Truck and Loader Matching Part 6

This blog I want to present a case study where a mine had a large shovel with 44 CuM dipper loading 218 tonne trucks perfectly in two and a half passes!  (Situation normal for most!) The dilemma, faced by multitudes of mines around the world, is do you put a third small pass in the truck or do you send it away 80% full?

The average payload of the shovel was 85 tonnes.  The original methodology for determining the match was not known but the performance of the dipper was quite good when looking around the industry.  It appears likely that the original aim was to fill the 218 tonne trucks in three passes.  Two passes sent trucks away with an average of 170 tonnes payload.  The decision was made not to put the third pass into the trucks due to the loss in productivity, damage caused to trucks by overloading and the increased spillage. 

The desired average payload was 218 tonnes per truck (109 tonnes per dipper).  The mine had a quote from the OEM to change the boom geometry of the two shovels and provide two new dippers. Quote was for $6M+.

Using a combination of data analysis and physical modelling four stages of work were undertaken with the following outcomes;

Stage 1         Analyse data.
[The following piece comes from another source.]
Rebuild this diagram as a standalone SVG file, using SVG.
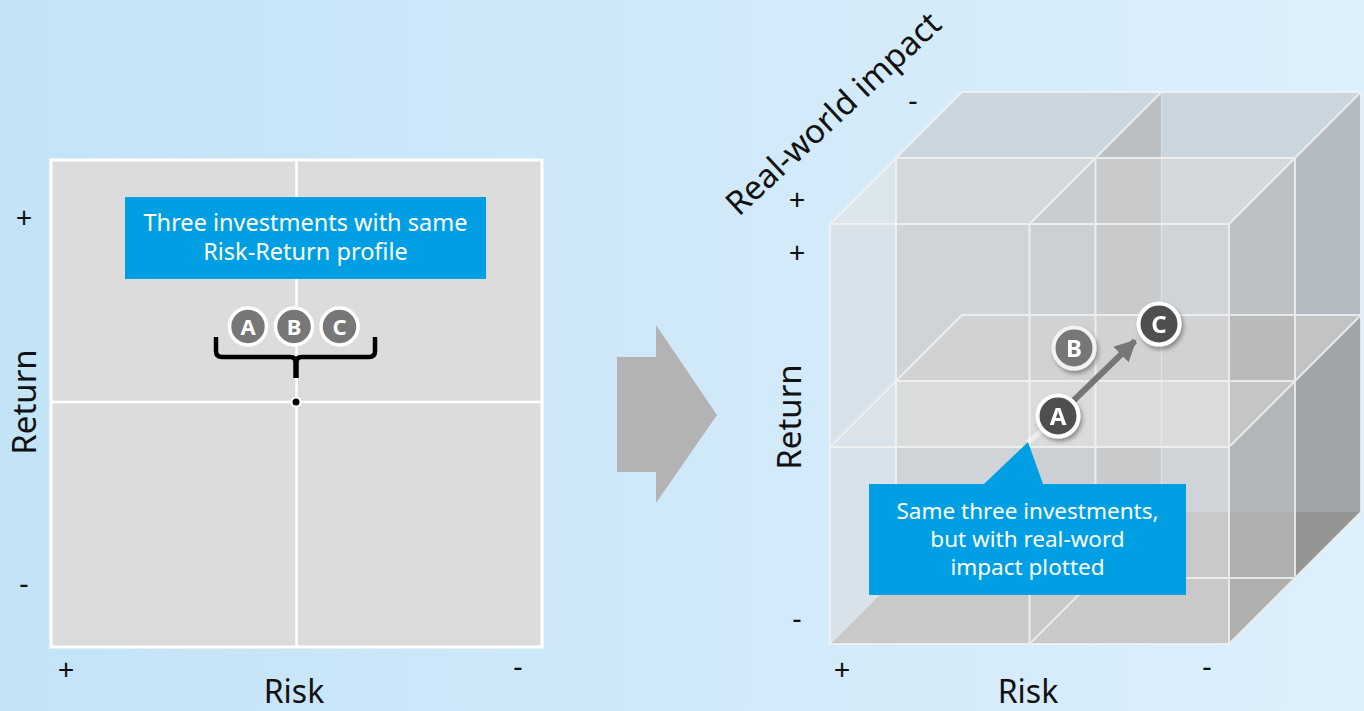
<svg xmlns="http://www.w3.org/2000/svg" width="1364" height="711" viewBox="0 0 1364 711">
<defs>
<linearGradient id="bg" x1="0" y1="0" x2="1" y2="0">
<stop offset="0" stop-color="#c3e3f7"/>
<stop offset="1" stop-color="#ddeffb"/>
</linearGradient>
<filter id="sh" x="-50%" y="-50%" width="200%" height="200%">
<feDropShadow dx="2" dy="3" stdDeviation="2" flood-color="#000" flood-opacity="0.35"/>
</filter>
<marker id="ah" viewBox="0 0 10 10" refX="9" refY="5" markerWidth="3.6" markerHeight="3.6" orient="auto" markerUnits="strokeWidth">
<path d="M0,0 L10,5 L0,10 Z" fill="#787575"/>
</marker>
</defs>
<style>
.t{font-family:"Noto Sans","Open Sans",sans-serif;fill:#111}
.ax{font-size:33px}
.rk{font-size:32px}
.pm{font-size:29px}
.bx{font-family:"Noto Sans","Open Sans",sans-serif;font-size:23.5px;fill:#fff;text-anchor:middle}
.bx2{font-family:"Noto Sans","Open Sans",sans-serif;font-size:22.5px;fill:#fff;text-anchor:middle}
.blue{fill:#009fe3}
.cl{font-family:"Noto Sans","Open Sans",sans-serif;font-weight:bold;fill:#fff;text-anchor:middle}
.edge{fill:none;stroke:#f4f4f4;stroke-opacity:0.8;stroke-width:2}
.faint{fill:none;stroke:#f4f4f4;stroke-opacity:0.45;stroke-width:1.5}
</style>
<rect width="1364" height="711" fill="url(#bg)"/>

<g id="left-chart">
<rect x="51" y="160" width="491" height="487" fill="#dcdcdc" stroke="#fff" stroke-width="3"/>
<line x1="296.5" y1="160" x2="296.5" y2="647" stroke="#fff" stroke-width="2.5"/>
<line x1="51" y1="402" x2="542" y2="402" stroke="#fff" stroke-width="2.5"/>
</g>

<g id="left-box">
<rect x="125" y="197" width="361" height="82" class="blue"/>
<text class="bx" x="305.5" y="231">Three investments with same</text>
<text class="bx" x="305.5" y="260">Risk-Return profile</text>
</g>

<g id="left-abc">
<path d="M216,337 V351 Q216,357 222,357 H290 Q296,357 296,363 M375,337 V351 Q375,357 369,357 H302 Q296,357 296,363" fill="none" stroke="#000" stroke-width="4.5" stroke-linejoin="round"/>
<line x1="296" y1="358" x2="296" y2="378" stroke="#000" stroke-width="5.5"/>
<circle cx="296" cy="402" r="4.5" fill="#000" stroke="#fff" stroke-width="2"/>
<g id="lA"><circle cx="248" cy="326.5" r="18.5" fill="#777" stroke="#fff" stroke-width="3.5"/><text class="cl" x="248" y="334.5" font-size="22">A</text></g>
<g id="lB"><circle cx="294" cy="326.5" r="18.5" fill="#777" stroke="#fff" stroke-width="3.5"/><text class="cl" x="294" y="334.5" font-size="22">B</text></g>
<g id="lC"><circle cx="339.5" cy="326.5" r="18.5" fill="#777" stroke="#fff" stroke-width="3.5"/><text class="cl" x="339.5" y="334.5" font-size="22">C</text></g>
</g>

<g id="left-axes">
<text class="t pm" x="24" y="228" text-anchor="middle">+</text>
<text class="t pm" x="24" y="594" text-anchor="middle">-</text>
<text class="t ax" transform="translate(36,402) rotate(-90)" text-anchor="middle">Return</text>
<text class="t pm" x="66" y="680" text-anchor="middle">+</text>
<text class="t pm" x="518" y="677" text-anchor="middle">-</text>
<text class="t rk" x="294" y="703" text-anchor="middle">Risk</text>
</g>

<g id="big-arrow">
<polygon points="617,357 656,357 656,325 717,415 656,503 656,472 617,472" fill="#b3b3b3"/>
</g>

<g id="cube">
<polygon points="830,224 962,92 1361,92 1361,512 1229,644 830,644" fill="#cfd4d8"/>
<polygon points="830,224 896,158 896,578 830,644" fill="#d7e2ea"/>
<polygon points="896,158 962,92 1361,92 1295,158" fill="#cbd6de"/>
<polygon points="896,158 1295,158 1229,224 896,224" fill="#d3d8dc"/>
<polygon points="830,224 896,158 896,224" fill="#dbe5ec"/>
<polygon points="1029.5,224 1095.5,158 1095.5,578 1029.5,644" fill="#cdd0d2"/>
<polygon points="1029.5,224 1095.5,158 1095.5,224" fill="#c9cdd0"/>
<polygon points="1095.5,158 1161.5,92 1161.5,512 1095.5,578" fill="#c9cacb"/>
<polygon points="1095.5,158 1161.5,92 1161.5,158" fill="#b9bfc3"/>
<polygon points="1229,224 1295,158 1295,381 1229,447" fill="#bbc0c3"/>
<polygon points="1295,158 1361,92 1361,315 1295,381" fill="#b4bbc2"/>
<polygon points="1229,447 1295,381 1295,578 1229,644" fill="#b3b6b8"/>
<polygon points="1295,381 1361,315 1361,512 1295,578" fill="#a0a5a8"/>
<polygon points="896,381 962,315 1229,315 1229,381" fill="#d1d2d3"/>
<polygon points="830,447 896,381 1229,381 1229,447" fill="#dadbdb"/>
<polygon points="830,447 896,381 896,447" fill="#dae3e9"/>
<polygon points="1229,315 1295,315 1295,381 1229,381" fill="#b9baba"/>
<polygon points="1229,381 1295,381 1229,447" fill="#c4c6c6"/>
<polygon points="1295,315 1361,315 1295,381" fill="#c1c3c4"/>
<polygon points="830,644 962,512 1229,512 1229,644" fill="#c9c9c9"/>
<polygon points="1229,512 1295,512 1295,578 1229,644" fill="#afafae"/>
<polygon points="1295,512 1361,512 1295,578" fill="#949493"/>
<path class="edge" d="M830,224 H1229 V644 H830 Z M1029.5,224 V644 M830,447 H1229 M896,158 H1295 V578 H896 Z M1095.5,158 V578 M896,381 H1295 M962,92 H1361 V512 M962,315 H1361 M830,224 L962,92 M1029.5,224 L1161.5,92 M1229,224 L1361,92 M830,447 L962,315 M1229,447 L1361,315 M1029.5,644 L1161.5,512 M1229,644 L1361,512"/>
<path class="faint" d="M830,644 L962,512 M1161.5,92 V512"/>
</g>

<g id="connectors">
<line x1="1027" y1="443" x2="1046" y2="427" stroke="#fff" stroke-opacity="0.5" stroke-width="5"/>
<line x1="1070" y1="404" x2="1135" y2="341" stroke="#787575" stroke-width="6" marker-end="url(#ah)"/>
</g>

<g id="rB" filter="url(#sh)"><circle cx="1074" cy="348" r="20.5" fill="#777" stroke="#f2f2f2" stroke-width="4"/><text class="cl" x="1074" y="356.5" font-size="24">B</text></g>
<g id="rA" filter="url(#sh)"><circle cx="1058" cy="416" r="20.5" fill="#4f4f4f" stroke="#fff" stroke-width="4"/><text class="cl" x="1058" y="424.5" font-size="24">A</text></g>
<g id="rC" filter="url(#sh)"><circle cx="1159" cy="324" r="20.5" fill="#505050" stroke="#fff" stroke-width="4"/><text class="cl" x="1159" y="332.5" font-size="24">C</text></g>

<g id="callout">
<polygon points="869,484 984,484 1028,442 1043,484 1186,484 1186,595 869,595" class="blue"/>
<text class="bx2" x="1027.5" y="519">Same three investments,</text>
<text class="bx2" x="1027.5" y="547">but with real-word</text>
<text class="bx2" x="1027.5" y="575">impact plotted</text>
</g>

<g id="right-axes">
<text class="t ax" transform="translate(841,122) rotate(-43)" text-anchor="middle">Real-world impact</text>
<text class="t pm" x="913" y="111" text-anchor="middle">-</text>
<text class="t pm" x="797" y="210" text-anchor="middle">+</text>
<text class="t pm" x="797" y="263" text-anchor="middle">+</text>
<text class="t pm" x="797" y="629" text-anchor="middle">-</text>
<text class="t ax" transform="translate(801,417) rotate(-90)" text-anchor="middle">Return</text>
<text class="t pm" x="842" y="680" text-anchor="middle">+</text>
<text class="t pm" x="1207" y="677" text-anchor="middle">-</text>
<text class="t rk" x="1028" y="703" text-anchor="middle">Risk</text>
</g>
</svg>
Process changes recommended.  Discussions held with operators.

Result - Payload increased to 95 tonnes on average which was in line with best practice dipper performance.

Stage 2         Physical modeling of the existing dipper, the supplier’s recommended dipper and two boom geometries.

Result – Modelling proved accurate.  Modelling demonstrated under-performance of supplier’s recommended dipper relative to existing dipper.  Recommendation made not to change boom geometry.  Recommendation not to purchase new dipper due to substantial under-performance.  Recommendation to test changes to existing dipper.

Stage 3         Physical modeling of changes to the dipper.

Result – A number of changes had a positive impact on payload but none gave enough by themselves to increase payload to 109 tonnes. Recommendation to conduct further testing combining various options to modify the dipper.

Stage 4         Four options were presented which met the target 109 tonne average

payload, (Figure 1).

The mine chose the preferred option with a slight change, engaged a structural engineer to design the modifications and a local business undertook the modifications to one dipper (Figure 2).

End Result    All up cost $350,000, Average Payload 111 tonnes. Value to mine at the time $8M per annum.

Consequently a second dipper was modified for the second shovel. 

All up cost was $470,000 with two dippers achieving 111 tonnes and 109 tonnes average payload. Cash saved on the project >$5.5M.  Value to the mine $15M per annum.

The most important lesson here is that you can’t achieve anything if you won’t have a go.  The four stages here took 18 months and were rigorously evaluated before proceeding, but the key is that they did it and they added real value.